**INSTRUCTIONS TO FOLLOW**
Without the pictures, extract every line from the start of the material to the line containing "2.89, 2.89, 2.80, 2.80, 2.77, 2.67, 2.60, 2.63]", both ends included.

+ + + +

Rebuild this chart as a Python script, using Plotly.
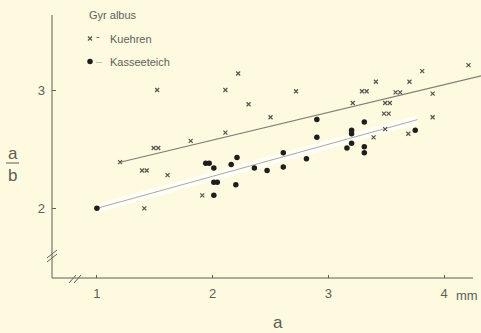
import plotly.graph_objects as go

# Gyr albus: ratio a/b against length a (mm)
kuehren_a = [1.52, 2.11, 2.22, 2.11, 1.81, 1.49, 1.53, 1.20, 1.39, 1.43, 1.61, 1.41, 1.91,
             2.31, 2.50, 2.72, 3.29, 3.33, 3.58, 3.62, 3.90, 4.21, 3.81, 3.41, 3.70, 3.21,
             3.49, 3.53, 3.48, 3.52, 3.90, 3.49, 3.39, 3.69]
kuehren_ab = [3.00, 3.00, 3.14, 2.64, 2.57, 2.51, 2.51, 2.39, 2.32, 2.32, 2.28, 2.00, 2.11,
              2.88, 2.77, 2.99, 2.99, 2.99, 2.98, 2.98, 2.97, 3.21, 3.16, 3.07, 3.07, 2.89,
              2.89, 2.89, 2.80, 2.80, 2.77, 2.67, 2.60, 2.63]

kasseeteich_a = [1.00, 1.94, 1.97, 2.01, 2.16, 2.21, 2.36, 2.47, 2.61, 2.61, 2.81, 2.90,
                 2.90, 3.31, 3.20, 3.20, 3.20, 3.16, 3.31, 3.31, 3.75, 2.01, 2.04, 2.20, 2.01]
kasseeteich_ab = [2.00, 2.38, 2.38, 2.34, 2.37, 2.43, 2.34, 2.32, 2.47, 2.35, 2.42, 2.75,
                  2.60, 2.73, 2.66, 2.63, 2.55, 2.51, 2.52, 2.47, 2.66, 2.22, 2.22, 2.20, 2.11]

# Fitted trend lines (end points)
fit_kuehren_a = [1.20, 4.32]
fit_kuehren_ab = [2.39, 3.12]
fit_kasse_a = [1.00, 3.77]
fit_kasse_ab = [2.00, 2.75]

x_ticks = [1, 2, 3, 4]
x_ticktext = ["1", "2", "3", "4"]
y_ticks = [2, 3]

ink = "#5e5e58"
paper = "#fdfadf"
font = "Liberation Sans"

W, H = 429, 278  # plot area size in px


def px(x):
    return (x - 52) / W


def py(y):
    return (278 - y) / H


fig = go.Figure()

# soft light streak along the lower trend line
fig.add_trace(go.Scatter(x=fit_kasse_a, y=fit_kasse_ab, mode="lines",
                         line=dict(color="rgba(255,255,255,0.75)", width=9),
                         hoverinfo="skip", showlegend=False))
fig.add_trace(go.Scatter(x=fit_kuehren_a, y=fit_kuehren_ab, mode="lines",
                         line=dict(color="#7d7d74", width=1.1),
                         hoverinfo="skip", showlegend=False))
fig.add_trace(go.Scatter(x=fit_kasse_a, y=fit_kasse_ab, mode="lines",
                         line=dict(color="#a9a9a0", width=1),
                         hoverinfo="skip", showlegend=False))

fig.add_trace(go.Scatter(x=kuehren_a, y=kuehren_ab, mode="markers", name="Kuehren",
                         marker=dict(symbol="x-thin", size=4, color="#555550",
                                     line=dict(width=1.2, color="#555550")),
                         legendgroup="k", legendrank=1))
fig.add_trace(go.Scatter(x=kasseeteich_a, y=kasseeteich_ab, mode="markers", name="Kasseeteich",
                         marker=dict(symbol="circle", size=5.5, color="#1e1e1c"),
                         legendgroup="c", legendrank=2))

shapes = [
    # axes
    dict(type="line", xref="paper", yref="paper", x0=0, x1=px(473), y0=0, y1=0,
         line=dict(color=ink, width=1)),
    dict(type="line", xref="paper", yref="paper", x0=0, x1=0, y0=0, y1=py(15),
         line=dict(color=ink, width=1)),
    # fraction bar of the y label
    dict(type="line", xref="paper", yref="paper", x0=px(6), x1=px(19),
         y0=py(163), y1=py(163), line=dict(color=ink, width=1)),
]
# axis break marks
for dy in (0, 4):
    shapes.append(dict(type="line", xref="paper", yref="paper",
                       x0=-5 / W, x1=5 / W,
                       y0=(20 - dy) / H, y1=(28 - dy) / H,
                       line=dict(color=ink, width=1)))
for dx in (0, 5):
    shapes.append(dict(type="line", xref="paper", yref="paper",
                       x0=(17 + dx) / W, x1=(24 + dx) / W,
                       y0=-5 / H, y1=3 / H,
                       line=dict(color=ink, width=1)))


def note(text, x, y, size, color=ink, anchor="center"):
    return dict(text=text, xref="paper", yref="paper", x=px(x), y=py(y),
                xanchor=anchor, yanchor="middle", showarrow=False,
                font=dict(family=font, size=size, color=color))


annotations = [
    note("mm", 454, 295, 13, anchor="left"),
    note("a", 278, 322, 17),
    note("a", 13, 153, 17),
    note("b", 12, 175, 17),
    note("Gyr albus", 87, 15, 11, anchor="left"),
    note("-", 98, 36, 11),
    note("_", 99, 57, 11, color="#b0b0a8"),
]

fig.update_layout(
    width=481, height=333,
    margin=dict(l=52, r=0, t=0, b=55),
    paper_bgcolor=paper, plot_bgcolor=paper,
    font=dict(family=font, color=ink),
    shapes=shapes, annotations=annotations,
    showlegend=True,
    legend=dict(x=px(70), y=py(24), xanchor="left", yanchor="top",
                bgcolor="rgba(0,0,0,0)", traceorder="grouped", tracegroupgap=4,
                font=dict(family=font, size=11, color=ink), itemwidth=30),
    xaxis=dict(range=[0.612, 4.318], showgrid=False, zeroline=False, showline=False,
               tickvals=x_ticks, ticktext=x_ticktext, ticks="inside", ticklen=3,
               tickcolor=ink, tickfont=dict(family=font, size=13, color=ink),
               ticklabelstandoff=6),
    yaxis=dict(range=[1.411, 3.761], showgrid=False, zeroline=False, showline=False,
               tickvals=y_ticks, ticks="inside", ticklen=4, tickcolor=ink,
               tickfont=dict(family=font, size=13, color=ink), ticklabelstandoff=6),
)

fig.write_html("out.html")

+ + + +

**TASK RESULT**
Rebuild this chart as a Python script, using Plotly.
import plotly.graph_objects as go

# Gyr albus: ratio a/b against length a (mm)
kuehren_a = [1.52, 2.11, 2.22, 2.11, 1.81, 1.49, 1.53, 1.20, 1.39, 1.43, 1.61, 1.41, 1.91,
             2.31, 2.50, 2.72, 3.29, 3.33, 3.58, 3.62, 3.90, 4.21, 3.81, 3.41, 3.70, 3.21,
             3.49, 3.53, 3.48, 3.52, 3.90, 3.49, 3.39, 3.69]
kuehren_ab = [3.00, 3.00, 3.14, 2.64, 2.57, 2.51, 2.51, 2.39, 2.32, 2.32, 2.28, 2.00, 2.11,
              2.88, 2.77, 2.99, 2.99, 2.99, 2.98, 2.98, 2.97, 3.21, 3.16, 3.07, 3.07, 2.89,
              2.89, 2.89, 2.80, 2.80, 2.77, 2.67, 2.60, 2.63]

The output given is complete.